## WRITTEN REQUEST
Repeat the data that follows, word for word, without the images.

━━━━━━━━

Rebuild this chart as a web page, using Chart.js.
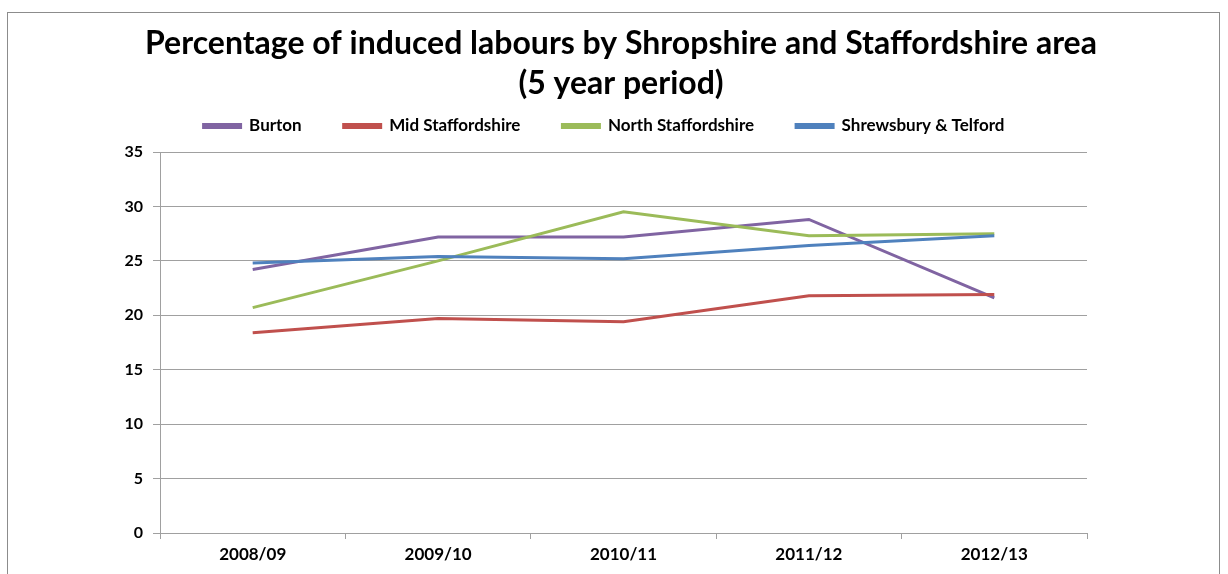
<!DOCTYPE html>
<html>
<head>
<meta charset="utf-8">
<script src="https://cdn.jsdelivr.net/npm/chart.js@4.4.1/dist/chart.umd.min.js"></script>
<style>
  html, body { margin: 0; padding: 0; background: #fff; }
  #wrap { width: 1228px; height: 574px; position: relative; }
</style>
</head>
<body>
<div id="wrap"><canvas id="lineChart" width="1228" height="574"></canvas></div>
<script>
const years = ["2008/09", "2009/10", "2010/11", "2011/12", "2012/13"];
const burton = [24.2, 27.2, 27.2, 28.8, 21.6];
const midStaffs = [18.4, 19.7, 19.4, 21.8, 21.9];
const northStaffs = [20.7, 25.0, 29.5, 27.3, 27.5];
const shrewsbury = [24.8, 25.4, 25.2, 26.4, 27.3];
const yTicks = [0, 5, 10, 15, 20, 25, 30, 35];

const frameBox = {
  id: "frameBox",
  beforeDraw(chart) {
    const ctx = chart.ctx;
    ctx.save();
    ctx.fillStyle = "#fff";
    ctx.fillRect(0, 0, chart.width, chart.height);
    ctx.strokeStyle = "#8c8c8c";
    ctx.lineWidth = 1;
    ctx.strokeRect(7.5, 12.5, 1212, 620);
    ctx.restore();
  },
};

// legend sits closer under the title than its wide item spacing would allow,
// and title / legend are a little off-centre in the original
const boxShift = {
  id: "boxShift",
  afterInit(chart) {
    const lg = chart.legend;
    const fit = lg.fit;
    lg.fit = function () {
      fit.call(this);
      this.height = 44;
    };
    const draw = lg.draw;
    lg.draw = function () {
      const t = this.top, h = this.height, l = this.left;
      this.top = t - 32.5;
      this.height = h + 32.5;
      this.left = l - 20;
      draw.call(this);
      this.top = t;
      this.height = h;
      this.left = l;
    };

    const tb = chart.titleBlock;
    const tdraw = tb.draw;
    tb.draw = function () {
      const l = this.left;
      this.left = l + 14;
      tdraw.call(this);
      this.left = l;
    };
  },
};

function series(label, data, color, order) {
  return {
    label: label,
    data: data,
    borderColor: color,
    backgroundColor: color,
    borderWidth: 3,
    pointRadius: 0,
    tension: 0,
    fill: false,
    order: order,
  };
}

document.addEventListener("DOMContentLoaded", function () {
  const ctx = document.getElementById("lineChart").getContext("2d");
  new Chart(ctx, {
    type: "line",
    data: {
      labels: years,
      datasets: [
        series("Burton", burton, "#8064A2", 4),
        series("Mid Staffordshire", midStaffs, "#C0504D", 3),
        series("North Staffordshire", northStaffs, "#9BBB59", 2),
        series("Shrewsbury & Telford", shrewsbury, "#4F81BD", 1),
      ],
    },
    options: {
      responsive: false,
      animation: false,
      layout: { padding: 0 },
      plugins: {
        title: {
          display: true,
          text: [
            "Percentage of induced labours by Shropshire and Staffordshire area",
            "(5 year period)",
          ],
          color: "#000",
          font: { family: "Lato", size: 32, weight: "bold", lineHeight: 1.25 },
          padding: { top: 24, bottom: 4 },
        },
        legend: {
          position: "top",
          labels: {
            boxWidth: 37,
            boxHeight: 3,
            padding: 42,
            color: "#000",
            font: { family: "Lato", size: 17, weight: "bold" },
            sort: (a, b) => a.datasetIndex - b.datasetIndex,
          },
        },
        tooltip: { enabled: false },
      },
      scales: {
        x: {
          offset: true,
          grid: {
            offset: true,
            drawOnChartArea: false,
            drawTicks: true,
            tickLength: 6,
            color: "#a0a0a0",
          },
          border: { color: "#a0a0a0", width: 1 },
          ticks: {
            color: "#000",
            padding: 5,
            font: { family: "Lato", size: 17, weight: "bold" },
          },
          afterFit: (scale) => { scale.height = 41; },
        },
        y: {
          min: 0,
          max: 35,
          afterBuildTicks: (scale) => {
            scale.ticks = yTicks.map((v) => ({ value: v }));
          },
          grid: {
            color: "#a0a0a0",
            tickLength: 7,
          },
          border: { color: "#a0a0a0", width: 1 },
          ticks: {
            color: "#000",
            padding: 10,
            font: { family: "Lato", size: 16, weight: "bold" },
          },
          afterFit: (scale) => { scale.width = 160; },
        },
        spacer: {
          position: "right",
          min: 0,
          max: 35,
          grid: { drawOnChartArea: false, drawTicks: false },
          border: { display: false },
          ticks: { display: false },
          afterFit: (scale) => { scale.width = 141; },
        },
      },
    },
    plugins: [frameBox, boxShift],
  });
});
</script>
</body>
</html>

━━━━━━━━

## IN RESPONSE
Rebuild this chart as a web page, using Chart.js.
<!DOCTYPE html>
<html>
<head>
<meta charset="utf-8">
<script src="https://cdn.jsdelivr.net/npm/chart.js@4.4.1/dist/chart.umd.min.js"></script>
<style>
  html, body { margin: 0; padding: 0; background: #fff; }
  #wrap { width: 1228px; height: 574px; position: relative; }
</style>
</head>
<body>
<div id="wrap"><canvas id="lineChart" width="1228" height="574"></canvas></div>
<script>
const years = ["2008/09", "2009/10", "2010/11", "2011/12", "2012/13"];
const burton = [24.2, 27.2, 27.2, 28.8, 21.6];
const midStaffs = [18.4, 19.7, 19.4, 21.8, 21.9];
const northStaffs = [20.7, 25.0, 29.5, 27.3, 27.5];
const shrewsbury = [24.8, 25.4, 25.2, 26.4, 27.3];
const yTicks = [0, 5, 10, 15, 20, 25, 30, 35];

const frameBox = {
  id: "frameBox",
  beforeDraw(chart) {
    const ctx = chart.ctx;
    ctx.save();
    ctx.fillStyle = "#fff";
    ctx.fillRect(0, 0, chart.width, chart.height);
    ctx.strokeStyle = "#8c8c8c";
    ctx.lineWidth = 1;
    ctx.strokeRect(7.5, 12.5, 1212, 620);
    ctx.restore();
  },
};

// legend sits closer under the title than its wide item spacing would allow,
// and title / legend are a little off-centre in the original
const boxShift = {
  id: "boxShift",
  afterInit(chart) {
    const lg = chart.legend;
    const fit = lg.fit;
    lg.fit = function () {
      fit.call(this);
      this.height = 44;
    };
    const draw = lg.draw;
    lg.draw = function () {
      const t = this.top, h = this.height, l = this.left;
      this.top = t - 32.5;
      this.height = h + 32.5;
      this.left = l - 20;
      draw.call(this);
      this.top = t;
      this.height = h;
      this.left = l;
    };

    const tb = chart.titleBlock;
    const tdraw = tb.draw;
    tb.draw = function () {
      const l = this.left;
      this.left = l + 14;
      tdraw.call(this);
      this.left = l;
    };
  },
};

function series(label, data, color, order) {
  return {
    label: label,
    data: data,
    borderColor: color,
    backgroundColor: color,
    borderWidth: 3,
    pointRadius: 0,
    tension: 0,
    fill: false,
    order: order,
  };
}

document.addEventListener("DOMContentLoaded", function () {
  const ctx = document.getElementById("lineChart").getContext("2d");
  new Chart(ctx, {
    type: "line",
    data: {
      labels: years,
      datasets: [
        series("Burton", burton, "#8064A2", 4),
        series("Mid Staffordshire", midStaffs, "#C0504D", 3),
        series("North Staffordshire", northStaffs, "#9BBB59", 2),
        series("Shrewsbury & Telford", shrewsbury, "#4F81BD", 1),
      ],
    },
    options: {
      responsive: false,
      animation: false,
      layout: { padding: 0 },
      plugins: {
        title: {
          display: true,
          text: [
            "Percentage of induced labours by Shropshire and Staffordshire area",
            "(5 year period)",
          ],
          color: "#000",
          font: { family: "Lato", size: 32, weight: "bold", lineHeight: 1.25 },
          padding: { top: 24, bottom: 4 },
        },
        legend: {
          position: "top",
          labels: {
            boxWidth: 37,
            boxHeight: 3,
            padding: 42,
            color: "#000",
            font: { family: "Lato", size: 17, weight: "bold" },
            sort: (a, b) => a.datasetIndex - b.datasetIndex,
          },
        },
        tooltip: { enabled: false },
      },
      scales: {
        x: {
          offset: true,
          grid: {
            offset: true,
            drawOnChartArea: false,
            drawTicks: true,
            tickLength: 6,
            color: "#a0a0a0",
          },
          border: { color: "#a0a0a0", width: 1 },
          ticks: {
            color: "#000",
            padding: 5,
            font: { family: "Lato", size: 17, weight: "bold" },
          },
          afterFit: (scale) => { scale.height = 41; },
        },
        y: {
          min: 0,
          max: 35,
          afterBuildTicks: (scale) => {
            scale.ticks = yTicks.map((v) => ({ value: v }));
          },
          grid: {
            color: "#a0a0a0",
            tickLength: 7,
          },
          border: { color: "#a0a0a0", width: 1 },
          ticks: {
            color: "#000",
            padding: 10,
            font: { family: "Lato", size: 16, weight: "bold" },
          },
          afterFit: (scale) => { scale.width = 160; },
        },
        spacer: {
          position: "right",
          min: 0,
          max: 35,
          grid: { drawOnChartArea: false, drawTicks: false },
          border: { display: false },
          ticks: { display: false },
          afterFit: (scale) => { scale.width = 141; },
        },
      },
    },
    plugins: [frameBox, boxShift],
  });
});
</script>
</body>
</html>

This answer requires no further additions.